***** Listed entries
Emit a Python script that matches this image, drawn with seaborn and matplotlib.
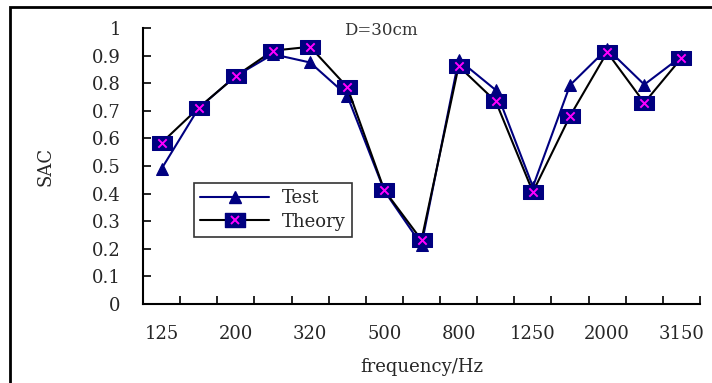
**********
***** Listed entries
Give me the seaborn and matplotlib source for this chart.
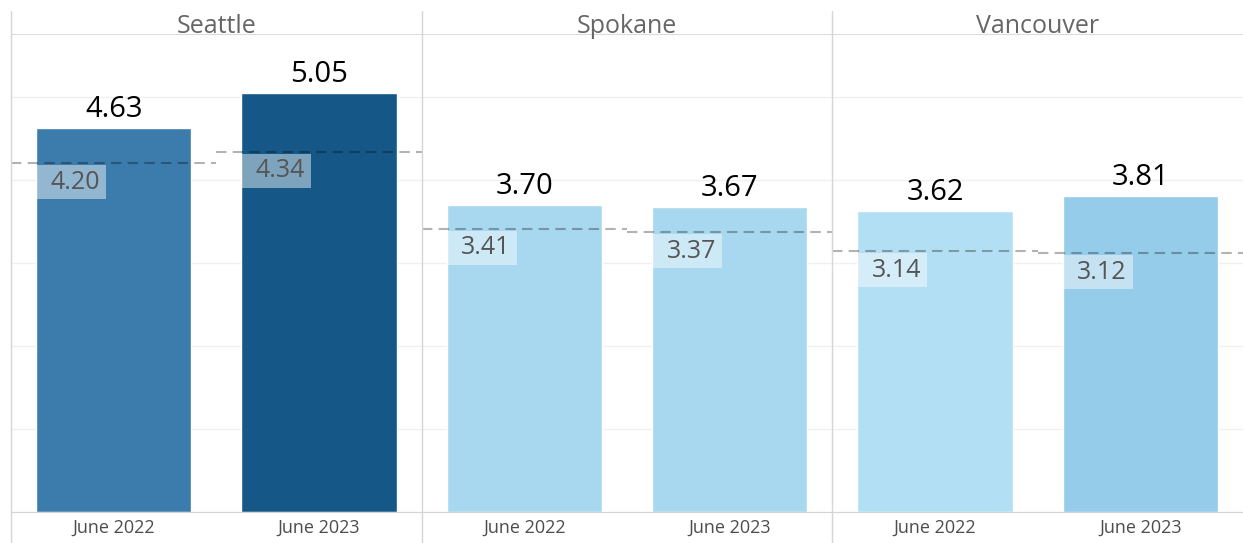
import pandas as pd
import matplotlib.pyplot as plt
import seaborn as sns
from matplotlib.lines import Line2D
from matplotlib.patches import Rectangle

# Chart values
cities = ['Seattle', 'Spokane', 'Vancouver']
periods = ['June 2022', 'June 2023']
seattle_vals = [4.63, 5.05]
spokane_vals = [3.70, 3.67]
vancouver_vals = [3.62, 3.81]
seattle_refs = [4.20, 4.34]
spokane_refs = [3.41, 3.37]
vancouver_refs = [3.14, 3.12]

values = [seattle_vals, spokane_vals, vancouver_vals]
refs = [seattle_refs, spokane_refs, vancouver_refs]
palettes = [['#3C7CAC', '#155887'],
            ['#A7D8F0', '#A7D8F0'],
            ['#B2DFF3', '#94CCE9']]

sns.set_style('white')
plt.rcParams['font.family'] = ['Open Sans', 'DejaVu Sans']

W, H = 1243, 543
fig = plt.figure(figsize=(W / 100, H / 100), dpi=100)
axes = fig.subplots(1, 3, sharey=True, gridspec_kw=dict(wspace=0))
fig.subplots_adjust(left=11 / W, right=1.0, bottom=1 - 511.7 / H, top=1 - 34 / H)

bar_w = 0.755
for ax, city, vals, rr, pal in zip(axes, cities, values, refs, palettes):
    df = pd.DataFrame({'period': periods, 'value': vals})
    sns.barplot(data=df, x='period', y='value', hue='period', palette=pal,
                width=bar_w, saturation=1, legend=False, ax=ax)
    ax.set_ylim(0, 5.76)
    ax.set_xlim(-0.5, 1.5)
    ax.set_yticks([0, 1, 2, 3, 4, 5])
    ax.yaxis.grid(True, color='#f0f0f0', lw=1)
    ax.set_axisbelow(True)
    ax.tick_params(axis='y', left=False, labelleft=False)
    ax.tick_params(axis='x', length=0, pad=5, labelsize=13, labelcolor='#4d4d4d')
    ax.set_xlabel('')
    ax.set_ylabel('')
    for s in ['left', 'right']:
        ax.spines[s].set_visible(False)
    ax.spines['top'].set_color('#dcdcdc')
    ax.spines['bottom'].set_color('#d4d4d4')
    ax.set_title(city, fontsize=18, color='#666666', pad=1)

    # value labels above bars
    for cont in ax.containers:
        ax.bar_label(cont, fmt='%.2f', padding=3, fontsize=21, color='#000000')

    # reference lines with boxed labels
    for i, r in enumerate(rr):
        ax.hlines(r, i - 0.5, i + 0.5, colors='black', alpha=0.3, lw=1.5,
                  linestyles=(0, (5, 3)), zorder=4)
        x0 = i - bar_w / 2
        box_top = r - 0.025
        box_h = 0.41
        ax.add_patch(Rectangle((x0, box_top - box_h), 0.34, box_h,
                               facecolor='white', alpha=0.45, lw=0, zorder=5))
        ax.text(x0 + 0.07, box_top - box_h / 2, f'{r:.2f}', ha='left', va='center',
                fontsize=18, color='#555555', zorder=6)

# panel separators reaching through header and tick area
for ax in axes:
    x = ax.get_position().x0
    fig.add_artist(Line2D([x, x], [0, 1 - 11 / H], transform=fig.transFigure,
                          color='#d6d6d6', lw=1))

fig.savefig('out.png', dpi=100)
**********
***** Listed entries
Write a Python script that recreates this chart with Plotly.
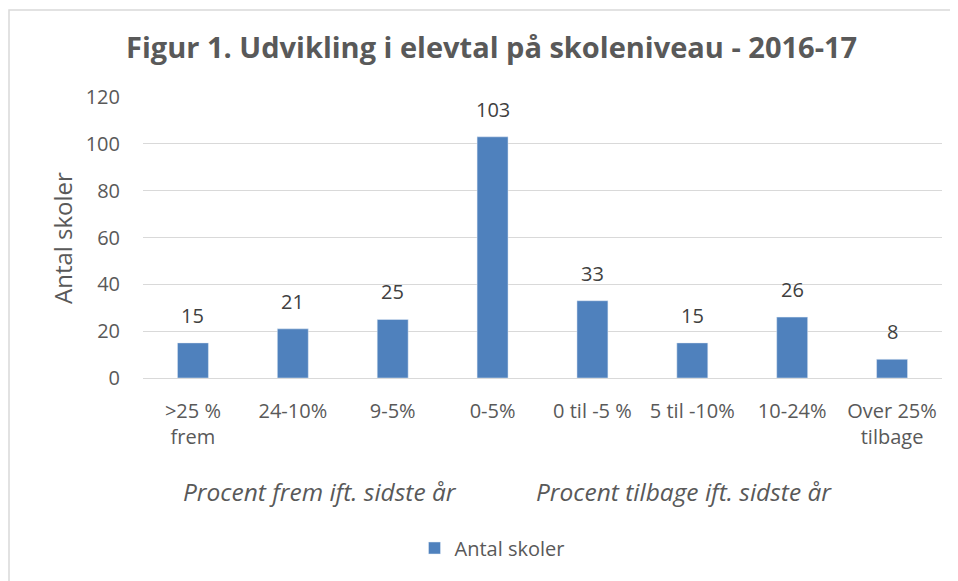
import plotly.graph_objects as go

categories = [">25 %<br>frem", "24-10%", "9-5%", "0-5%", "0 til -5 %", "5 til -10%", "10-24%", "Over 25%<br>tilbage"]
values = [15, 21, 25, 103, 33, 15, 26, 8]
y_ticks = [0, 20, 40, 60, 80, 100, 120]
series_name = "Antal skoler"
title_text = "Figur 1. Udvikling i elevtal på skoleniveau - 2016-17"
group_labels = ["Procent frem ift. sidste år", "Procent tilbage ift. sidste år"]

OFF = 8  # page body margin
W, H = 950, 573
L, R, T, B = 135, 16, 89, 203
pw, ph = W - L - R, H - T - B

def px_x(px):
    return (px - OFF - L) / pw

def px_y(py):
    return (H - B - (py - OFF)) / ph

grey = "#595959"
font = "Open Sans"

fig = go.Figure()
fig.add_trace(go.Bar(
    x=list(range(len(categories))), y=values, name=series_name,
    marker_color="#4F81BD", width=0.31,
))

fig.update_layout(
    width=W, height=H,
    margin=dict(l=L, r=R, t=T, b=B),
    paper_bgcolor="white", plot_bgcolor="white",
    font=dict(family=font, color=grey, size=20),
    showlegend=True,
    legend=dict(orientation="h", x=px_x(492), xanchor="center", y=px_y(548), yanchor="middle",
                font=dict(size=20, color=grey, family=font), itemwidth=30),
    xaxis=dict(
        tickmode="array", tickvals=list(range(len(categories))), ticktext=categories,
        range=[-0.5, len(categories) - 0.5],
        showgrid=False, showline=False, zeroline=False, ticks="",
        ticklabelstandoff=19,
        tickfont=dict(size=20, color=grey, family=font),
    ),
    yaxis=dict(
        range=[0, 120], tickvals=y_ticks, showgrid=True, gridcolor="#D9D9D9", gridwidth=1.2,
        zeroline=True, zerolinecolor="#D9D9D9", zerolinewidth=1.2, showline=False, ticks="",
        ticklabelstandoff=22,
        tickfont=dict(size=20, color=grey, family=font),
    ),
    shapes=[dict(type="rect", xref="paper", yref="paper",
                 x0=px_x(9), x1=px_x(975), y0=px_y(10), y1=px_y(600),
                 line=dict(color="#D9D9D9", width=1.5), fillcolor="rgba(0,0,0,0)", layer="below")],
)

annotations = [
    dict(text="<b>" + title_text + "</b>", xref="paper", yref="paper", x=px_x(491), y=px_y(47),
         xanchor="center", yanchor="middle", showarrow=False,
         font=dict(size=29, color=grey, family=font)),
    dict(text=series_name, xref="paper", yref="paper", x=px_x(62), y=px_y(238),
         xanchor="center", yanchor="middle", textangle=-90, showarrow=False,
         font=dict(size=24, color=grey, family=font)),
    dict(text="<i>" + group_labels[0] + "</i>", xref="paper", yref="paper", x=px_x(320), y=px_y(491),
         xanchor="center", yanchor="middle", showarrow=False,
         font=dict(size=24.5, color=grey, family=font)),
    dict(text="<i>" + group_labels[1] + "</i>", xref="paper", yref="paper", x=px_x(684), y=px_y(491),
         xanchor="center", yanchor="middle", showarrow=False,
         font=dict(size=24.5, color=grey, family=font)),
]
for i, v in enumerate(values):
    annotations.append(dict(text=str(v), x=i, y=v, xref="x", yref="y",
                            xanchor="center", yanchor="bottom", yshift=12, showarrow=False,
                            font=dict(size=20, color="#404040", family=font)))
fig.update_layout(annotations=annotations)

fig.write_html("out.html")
**********
• _Task description_
Take the stretch from the line containing "Write a Python" through the line containing "import plotly.graph_objects as go" and reproduce it exactly, both ends included. Omit the pictures.

• _Answer in full_
Write a Python script that recreates this chart with Plotly.
import plotly.graph_objects as go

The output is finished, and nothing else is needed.